When to Skip Express Shipping
Standard Shipping Is Fine When:
- No time-sensitive deadline
- Customer expectation is already 2-3 weeks
- Product margin doesn't support premium
- You're testing a new product (validation phase)
- Destination has reliable standard channels
The Wrong Reasons to Use Express:
- "Faster is always better" (often not worth the cost)
- Every order deserves premium (margin killer)
- Trying to match Amazon Prime (different business model)
Express Options by Market
Sweden/Nordic
| Option | Transit | Use Case |
|---|---|---|
| Standard | 5-10 days | Normal operations |
| Express | 5-7 days | Q4, urgent, premium |
Express method: Direct flight China → Sweden, no hub transfers. Prioritized throughout PostNord operations.
United States
| Option | Transit | Use Case |
|---|---|---|
| Standard | 8-15 days | Normal operations |
| Express | 5-8 days | Q4, urgent, premium |
Express method: Premium carrier allocation, USPS priority injection.
United Kingdom
| Option | Transit | Use Case |
|---|---|---|
| Standard | 5-10 days | Normal operations |
| Express | 5-7 days | Q4, urgent, premium |
Express method: Royal Mail priority injection.
Israel
| Option | Transit | Use Case |
|---|---|---|
| Standard | 6-10 days | Normal operations |
| Express | Available on request | Special situations |
Cost-Benefit Analysis Framework
The Express Premium Calculation
Variables:
- Standard shipping cost: S
- Express shipping cost: E
- Express premium: P = E - S
- Product margin: M
- Refund rate on standard (peak): R_std
- Refund rate on express (peak): R_exp
- Average order value: AOV
Break-even formula:
Express is worth it when:
P < (R_std - R_exp) × AOV
Example:
- Standard shipping: $4
- Express shipping: $10
- Express premium: $6
- Product margin: $25
- Standard Q4 refund rate: 15%
- Express Q4 refund rate: 3%
- Average order: $50
$6 < (0.15 - 0.03) × $50
$6 < 0.12 × $50
$6 < $6
Express breaks even. Factor in customer retention value, and it's clearly worth it.
Q4-Specific Calculation
During Q4, the math shifts dramatically:
| Factor | Standard | Express |
|---|---|---|
| Shipping cost | $4 | $10 |
| Delivery reliability | 70% on-time | 95% on-time |
| Refund rate | 15% | 3% |
| Chargeback rate | 8% | 2% |
| Customer retention | 40% | 75% |
The total cost of standard shipping during Q4 often exceeds express shipping cost when accounting for failures.
How to Use Express Strategically
Strategy 1: Selective Express Allocation
Not every order needs express. Allocate strategically:
Express candidates:
- Orders after December 10 (Christmas deadline)
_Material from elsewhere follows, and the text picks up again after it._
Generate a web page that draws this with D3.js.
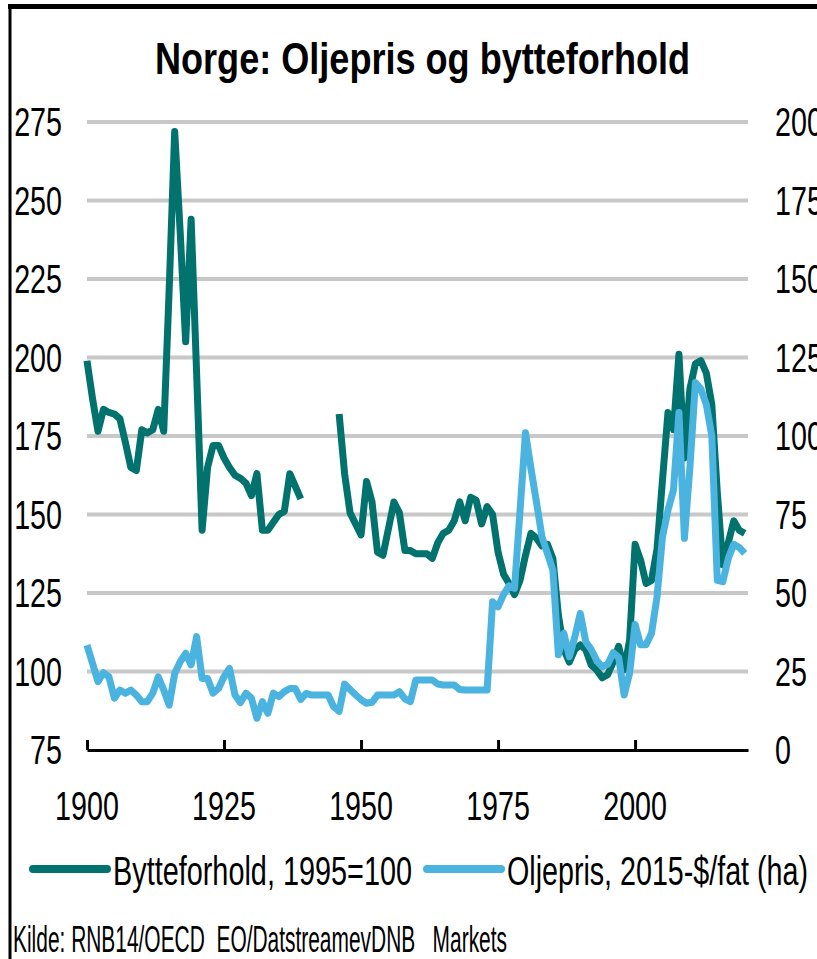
<!DOCTYPE html>
<html>
<head>
<meta charset="utf-8">
<script src="https://cdn.jsdelivr.net/npm/d3@7"></script>
<style>
  body { margin: 0; background: #fff; }
  text { font-family: "Liberation Sans", Arial, sans-serif; fill: #000; white-space: pre; }
</style>
</head>
<body>
<script>
// years on the category axis
var years = d3.range(1900, 2021);

// Bytteforhold, 1995=100 (left axis), gap 1940-1945
var bytteforhold = [
  199, 187, 176.5, 183.5, 182.5, 182, 180.5, 173, 165, 164,
  177, 176, 177, 183.5, 176.5, 222, 272, 240, 205, 244,
  195, 145, 165, 172, 172, 168, 165, 162.5, 161.5, 160,
  156, 163, 145, 145, 147.5, 150, 151, 163, 159, 155,
  null, null, null, null, null, null, 182, 163, 150.5, 147,
  143.5, 160.5, 154, 138, 137, 145.5, 154, 150.5, 138.5, 138.5,
  137.5, 137.5, 137.5, 136, 141, 144, 145, 148, 154, 148,
  155.5, 154.5, 147, 152.5, 150, 138, 131, 128, 124.5, 129,
  137, 144, 142.5, 140, 140.5, 136, 118, 107, 103, 107,
  108.5, 107, 102, 100.5, 98, 99, 103, 108, 100.5, 110,
  140.5, 135.5, 128, 129, 139, 161, 182.5, 177, 201, 168,
  190, 198, 199, 195, 185, 157, 134, 141, 148, 145, 144
];

// Oljepris, 2015-$/fat (right axis)
var oljepris = [
  33.4, 27.6, 21.8, 24.6, 23.3, 16.5, 19.1, 18.1, 19.1, 17.5,
  15.4, 15.4, 18.1, 23.3, 19.1, 14.3, 24.4, 28.1, 30.8, 27.1,
  36.1, 22.8, 22.8, 18.1, 19.6, 23.3, 26, 17.5, 15.1, 18.1,
  16.5, 10.1, 15.4, 11.7, 18.1, 17, 18.6, 19.6, 19.6, 16.1,
  18, 17.5, 17.5, 17.5, 17.5, 13.8, 12.3, 21, 19.3, 17.6,
  16, 14.9, 15.2, 17.5, 17.5, 17.5, 17.5, 18.6, 16.3, 15.4,
  22.3, 22.3, 22.3, 22.3, 21, 20.7, 20.7, 20.7, 19.3, 19.1,
  19.1, 19.1, 19.1, 19.1, 47.2, 45.6, 49.5, 52.3, 51.5, 76,
  101, 89.7, 79, 68, 62.6, 57.3, 30.3, 37.2, 29.7, 36,
  43.5, 34.5, 32, 28.5, 26.5, 27.3, 31, 29.5, 17.5, 24.5,
  40, 33.5, 33.5, 37.2, 48.8, 67.9, 76.4, 82.8, 107.5, 67.4,
  90, 117, 115, 110, 100, 54, 53.6, 61, 65.5, 64.5, 62.6
];

var xTicks = [1900, 1925, 1950, 1975, 2000];
var leftTicks = [75, 100, 125, 150, 175, 200, 225, 250, 275];
var rightTicks = [0, 25, 50, 75, 100, 125, 150, 175, 200];

var seriesNames = ["Bytteforhold, 1995=100", "Oljepris, 2015-$/fat (ha)"];
var seriesColors = ["#01726e", "#4ab3df"];
var title = "Norge: Oljepris og bytteforhold";
var source = "Kilde: RNB14/OECD  EO/DatstreamevDNB   Markets";

var W = 817, H = 959;
var SQ = 0.7; // narrow font look

var svg = d3.select("body").append("svg")
    .attr("width", W)
    .attr("height", H);

var x = d3.scaleLinear().domain([1900, 2020.6]).range([87, 748]);
var yL = d3.scaleLinear().domain([75, 275]).range([750, 122]);
var yR = d3.scaleLinear().domain([0, 200]).range([750, 122]);

function label(x0, y0, str, anchor, size, weight) {
  return svg.append("text")
      .attr("transform", "translate(" + x0 + "," + y0 + ") scale(" + SQ + ",1)")
      .attr("text-anchor", anchor)
      .style("font-size", size + "px")
      .style("font-weight", weight || "normal")
      .text(str);
}

// frame
svg.append("line").attr("x1", 8).attr("x2", W).attr("y1", 6.5).attr("y2", 6.5)
    .attr("stroke", "#000").attr("stroke-width", 5);
svg.append("line").attr("x1", 10).attr("x2", 10).attr("y1", 4).attr("y2", H)
    .attr("stroke", "#000").attr("stroke-width", 3);

// title
svg.append("text")
    .attr("x", 155).attr("y", 74)
    .attr("textLength", 535)
    .attr("lengthAdjust", "spacingAndGlyphs")
    .style("font-size", "45px")
    .style("font-weight", "bold")
    .text(title);

// gridlines
svg.append("g").selectAll("line")
    .data(leftTicks.filter(function(d) { return d > 75; }))
    .enter().append("line")
      .attr("x1", 87).attr("x2", 748)
      .attr("y1", function(d) { return yL(d); })
      .attr("y2", function(d) { return yL(d); })
      .attr("stroke", "#c8c8c8")
      .attr("stroke-width", 4);

// y labels
leftTicks.forEach(function(d) {
  label(62, yL(d), String(d), "end", 41).attr("dy", "0.35em");
});
rightTicks.forEach(function(d) {
  label(775, yR(d), String(d), "start", 41).attr("dy", "0.35em");
});

// x axis
var xAxis = svg.append("g")
    .attr("transform", "translate(0,750)")
    .call(d3.axisBottom(x).tickValues(xTicks).tickSize(-10).tickSizeOuter(0).tickFormat(""));
xAxis.select(".domain").attr("stroke", "#000").attr("stroke-width", 3);
xAxis.selectAll(".tick line").attr("stroke", "#000").attr("stroke-width", 3);

xTicks.forEach(function(d) {
  label(x(d), 820, String(d), "middle", 41);
});

// lines
var lineL = d3.line()
    .defined(function(d) { return d[1] != null; })
    .x(function(d) { return x(d[0]); })
    .y(function(d) { return yL(d[1]); });
var lineR = d3.line()
    .x(function(d) { return x(d[0]); })
    .y(function(d) { return yR(d[1]); });

svg.append("path")
    .datum(years.map(function(y, i) { return [y, bytteforhold[i]]; }))
    .attr("d", lineL)
    .attr("fill", "none")
    .attr("stroke", seriesColors[0])
    .attr("stroke-width", 7)
    .attr("stroke-linejoin", "round");

svg.append("path")
    .datum(years.map(function(y, i) { return [y, oljepris[i]]; }))
    .attr("d", lineR)
    .attr("fill", "none")
    .attr("stroke", seriesColors[1])
    .attr("stroke-width", 7)
    .attr("stroke-linejoin", "round");

// legend
var legendPos = [[33, 113, 299], [427, 507, 301]];
seriesNames.forEach(function(name, i) {
  var p = legendPos[i];
  svg.append("line")
      .attr("x1", p[0]).attr("x2", p[0] + 74)
      .attr("y1", 869).attr("y2", 869)
      .attr("stroke", seriesColors[i])
      .attr("stroke-width", 8)
      .attr("stroke-linecap", "round");
  svg.append("text")
      .attr("x", p[1]).attr("y", 885)
      .attr("textLength", p[2])
      .attr("lengthAdjust", "spacingAndGlyphs")
      .style("font-size", "41px")
      .text(name);
});

// source
svg.append("text")
    .attr("x", 13).attr("y", 952)
    .attr("textLength", 494)
    .attr("lengthAdjust", "spacingAndGlyphs")
    .style("font-size", "37px")
    .text(source);
</script>
</body>
</html>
- High-value orders ($100+)
- Repeat customers (LTV protection)
- Replacement shipments
Standard candidates:
- Regular operations (non-peak)
- Price-sensitive customers
- Testing phase products
- Orders with flexible deadlines
Strategy 2: Customer-Paid Express
Offer express as upgrade option:
Implementation:
- Standard shipping: Free/included
- Express shipping: +$10-20 at checkout
- Clear delivery time comparison shown
Benefits:
- Customers self-select based on urgency
- Express premium partially/fully covered
- Improved customer satisfaction (their choice)
Strategy 3: Hybrid Q4 Approach
During Q4, shift allocation:
Pre-December 1: 80% standard, 20% express (urgent only) December 1-10: 50% standard, 50% express (deadline approaching) December 10-20: 20% standard, 80% express (deadline critical) Post-December 20: Express only (emergency mode)
Strategy 4: Product-Specific Express
Assign express to products based on characteristics:
| Product Type | Shipping Strategy |
|---|---|
| High margin ($25+) | Express available |
| Gift category | Express default Q4 |
| Time-sensitive | Express required |
| Low margin (under $10) | Standard only |
| Testing phase | Standard only |
FAQ
How much does express shipping typically cost?
Express premium varies by destination, typically 30-50% more than standard. Example: $4 standard → $10 express for Sweden.
Is express shipping available to all destinations?
Most major markets have express options. Availability and pricing vary by destination. Contact us for specific routes.
Can I offer express as a customer option?
Yes. Many sellers offer "standard" and "express" at checkout, letting customers choose and pay the difference.
When should I pre-book express capacity for Q4?
Start conversations in September. By November, express capacity is often fully allocated. Early planning ensures availability.
Is express shipping tracked differently?
Tracking is typically more detailed with express, with more scan points and more frequent updates.
Bottom Line
Express shipping isn't a default choice—it's a strategic tool for specific situations. The wrong approach is either "express everything" (margin killer) or "never express" (Q4 disaster).
The right approach: standard shipping for regular operations, express allocation for situations where speed directly impacts revenue or customer retention.
During Q4, express often costs less than standard when you factor in prevented refunds, retained customers, and avoided chargebacks. The premium pays for itself.
Calculate your specific situation. Express is worth it when the cost of delays exceeds the cost of speed.